Berjubel, penuh sesak dengan penumpang lainnya. Harus rela antre atau bahkan bersabar menunggu kemacetan dengan harapan bisa segera terurai. Itulah salah satu potret dari sekian banyak peristiwa mudik Lebaran. Memang tidak selalu demikian,  karena ada juga yang lancar tanpa adanya kendala hingga sampai ke kampung halaman.

Mudik adalah suatu aktivitas, atau obyek yang tanpa diperintah dan dikomando namun secara bersama bergerak menuju ke asal. Sebagian pengamat menyebutnya budaya, sebagian yang lain menyebut rutinitas tahunan.

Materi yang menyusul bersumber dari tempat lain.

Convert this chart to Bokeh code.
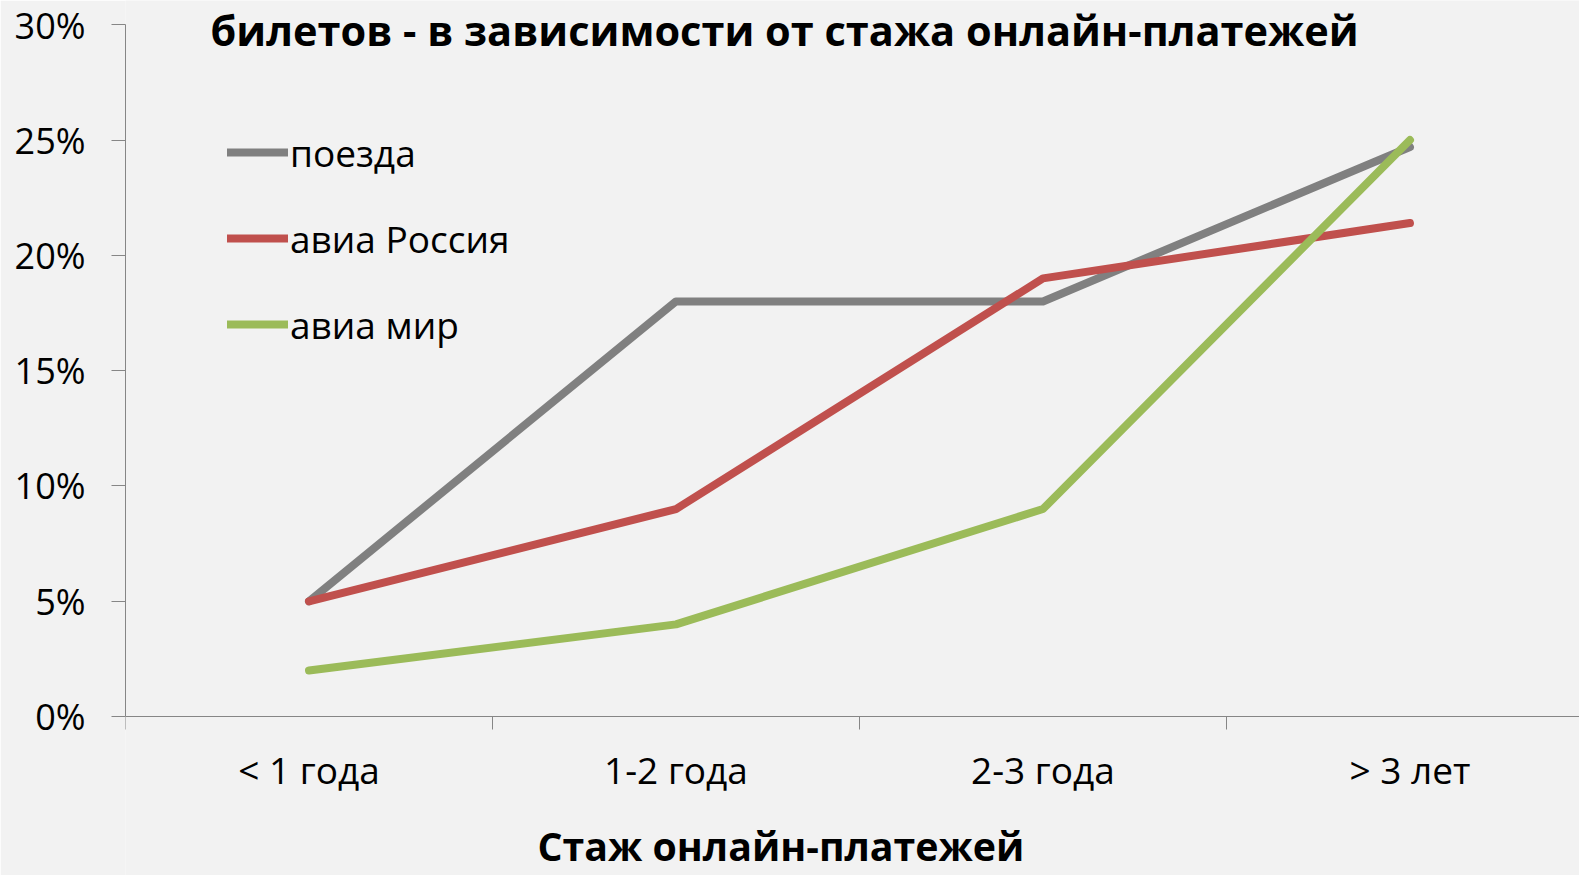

Memang berdasarkan catatan, aktivitas mudik hanya terjadi di Indonesia dan itu pun dilakukan mayoritas orang Jawa, sedangkan di belahan bumi lain atau di seberang pulau lainnya seperti Papua atau Bali aktivitas ini sebenarnya tidak ada.

Literasi Jawa menyebutkan mudik diartikan “mulih dhiluk” atau pulang sebentar dan tidak ada kaitannya dengan Lebaran atau moment lainnya. Namun dalam berkembangan waktu, mudik sudah menjadi suatu tradisi yang disandingkan dengan peristiwa Lebaran.

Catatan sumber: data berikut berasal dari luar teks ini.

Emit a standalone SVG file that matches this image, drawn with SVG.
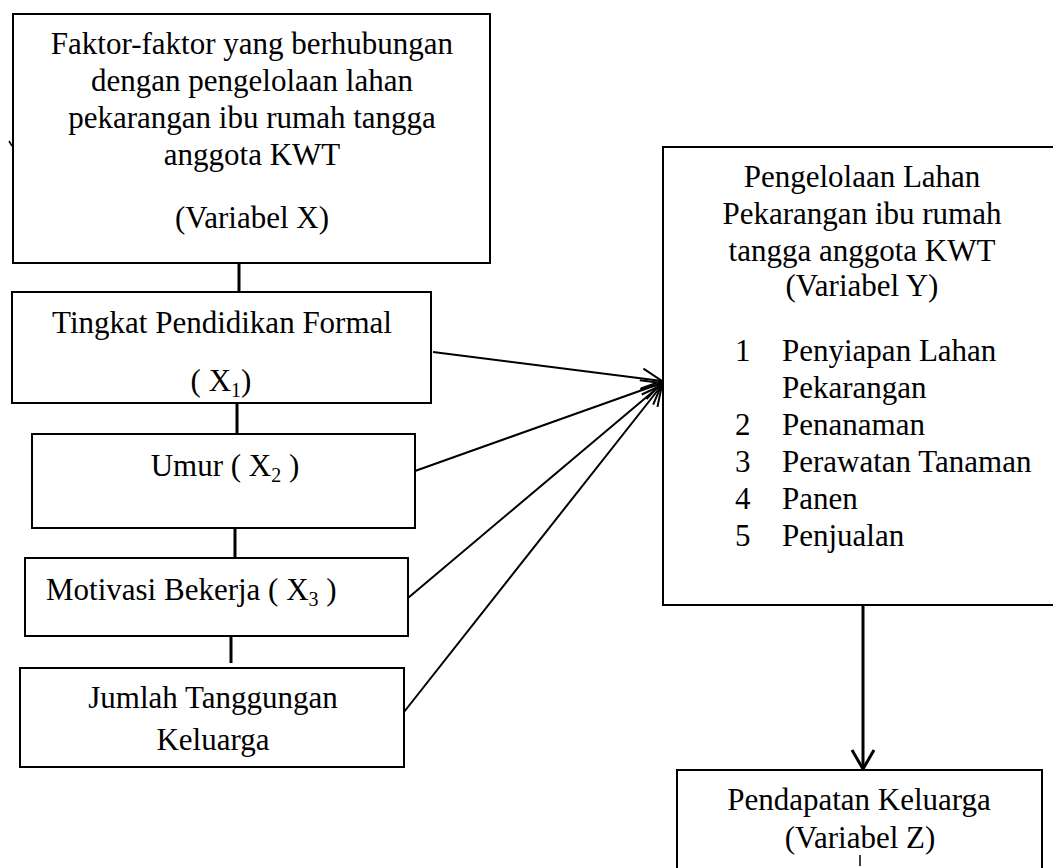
<svg xmlns="http://www.w3.org/2000/svg" width="1053" height="868" viewBox="0 0 1053 868">
<style>
  .box { fill: #ffffff; stroke: #000000; stroke-width: 2; }
  .t { font-family: "Liberation Serif", "Times New Roman", serif; font-size: 31px; fill: #000000; }
  .c { text-anchor: middle; }
  .sub { font-size: 20px; }
  .vline { stroke: #000000; stroke-width: 3; fill: none; }
  .arrow { stroke: #000000; stroke-width: 2; fill: none; marker-end: url(#openArrow); }
  .arrowThick { stroke: #000000; stroke-width: 3; fill: none; marker-end: url(#openArrowThick); }
</style>
<defs>
  <marker id="openArrow" markerUnits="userSpaceOnUse" markerWidth="24" markerHeight="24" viewBox="0 0 24 24" refX="21" refY="11" orient="auto" overflow="visible">
    <path d="M1,1 L21,11 L1,21" fill="none" stroke="#000000" stroke-width="2"/>
  </marker>
  <marker id="openArrowThick" markerUnits="userSpaceOnUse" markerWidth="24" markerHeight="28" viewBox="0 0 24 28" refX="20" refY="13" orient="auto" overflow="visible">
    <path d="M1,2 L20,13 L1,24" fill="none" stroke="#000000" stroke-width="3"/>
  </marker>
</defs>
<rect x="0" y="0" width="1053" height="868" fill="#ffffff"/>

<g id="connectors">
  <line class="vline" x1="239" y1="263" x2="239" y2="291"/>
  <line class="vline" x1="237" y1="403" x2="237" y2="434"/>
  <line class="vline" x1="235" y1="528" x2="235" y2="558"/>
  <line class="vline" x1="231" y1="636" x2="231" y2="663"/>
  <line class="arrow" x1="433" y1="352" x2="662" y2="381"/>
  <line class="arrow" x1="415" y1="471" x2="662" y2="383"/>
  <line class="arrow" x1="408" y1="598" x2="662" y2="384"/>
  <line class="arrow" x1="404" y1="712" x2="662" y2="385"/>
  <line class="arrowThick" x1="863" y1="606" x2="863" y2="769"/>
  <path d="M9,141 L12,146" stroke="#000000" stroke-width="1.5" fill="none"/>
</g>

<g id="node-variabel-x">
  <rect class="box" x="13" y="14" width="477" height="249"/>
  <text class="t c" x="252" y="54">Faktor-faktor yang berhubungan</text>
  <text class="t c" x="252" y="91">dengan pengelolaan lahan</text>
  <text class="t c" x="252" y="128">pekarangan ibu rumah tangga</text>
  <text class="t c" x="252" y="165">anggota KWT</text>
  <text class="t c" x="252" y="228">(Variabel X)</text>
</g>

<g id="node-x1">
  <rect class="box" x="12" y="292" width="419" height="111"/>
  <text class="t c" x="222" y="333">Tingkat Pendidikan Formal</text>
  <text class="t c" x="221" y="391">( X<tspan class="sub" dy="6">1</tspan><tspan dy="-6">)</tspan></text>
</g>

<g id="node-x2">
  <rect class="box" x="32" y="434" width="383" height="94"/>
  <text class="t c" x="225" y="476">Umur ( X<tspan class="sub" dy="6">2</tspan><tspan dy="-6"> )</tspan></text>
</g>

<g id="node-x3">
  <rect class="box" x="25" y="558" width="383" height="78"/>
  <text class="t" x="46" y="600">Motivasi Bekerja ( X<tspan class="sub" dy="6">3</tspan><tspan dy="-6"> )</tspan></text>
</g>

<g id="node-x4">
  <rect class="box" x="20" y="668" width="384" height="99"/>
  <text class="t c" x="213" y="708">Jumlah Tanggungan</text>
  <text class="t c" x="213" y="750">Keluarga</text>
</g>

<g id="node-variabel-y">
  <rect class="box" x="663" y="147" width="420" height="458"/>
  <text class="t c" x="862" y="187">Pengelolaan Lahan</text>
  <text class="t c" x="862" y="224">Pekarangan ibu rumah</text>
  <text class="t c" x="862" y="261">tangga anggota KWT</text>
  <text class="t c" x="862" y="296">(Variabel Y)</text>
  <text class="t" x="735" y="361">1</text>
  <text class="t" x="782" y="361">Penyiapan Lahan</text>
  <text class="t" x="782" y="398">Pekarangan</text>
  <text class="t" x="735" y="435">2</text>
  <text class="t" x="782" y="435">Penanaman</text>
  <text class="t" x="735" y="472">3</text>
  <text class="t" x="782" y="472">Perawatan Tanaman</text>
  <text class="t" x="735" y="509">4</text>
  <text class="t" x="782" y="509">Panen</text>
  <text class="t" x="735" y="546">5</text>
  <text class="t" x="782" y="546">Penjualan</text>
</g>

<g id="node-variabel-z">
  <rect class="box" x="677" y="770" width="365" height="130"/>
  <text class="t c" x="859" y="810">Pendapatan Keluarga</text>
  <text class="t c" x="860" y="848">(Variabel Z)</text>
  <line x1="860" y1="855" x2="860" y2="866" stroke="#000000" stroke-width="1.5"/>
</g>
</svg>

Sejak kapan itu terjadi ?  Banyak literasi menyebutkan mulai tahun 1970. Namun, literasi itu belum bisa dijadikan kebenaran tunggal, karena banyak literasi lain yang menyebutnya berbeda-beda, dan sifatnya saling melengkapi.

Hal pertama yang patut diapresiasi dari aktivitas ini adalah adanya pergerakan ekonomi yang sangat luar biasa, sebab tanpa ada surat keputusan atau kebijakan dari pemerintah, ekonomi digerakkan secara massal oleh masyarakat sendiri ke desa.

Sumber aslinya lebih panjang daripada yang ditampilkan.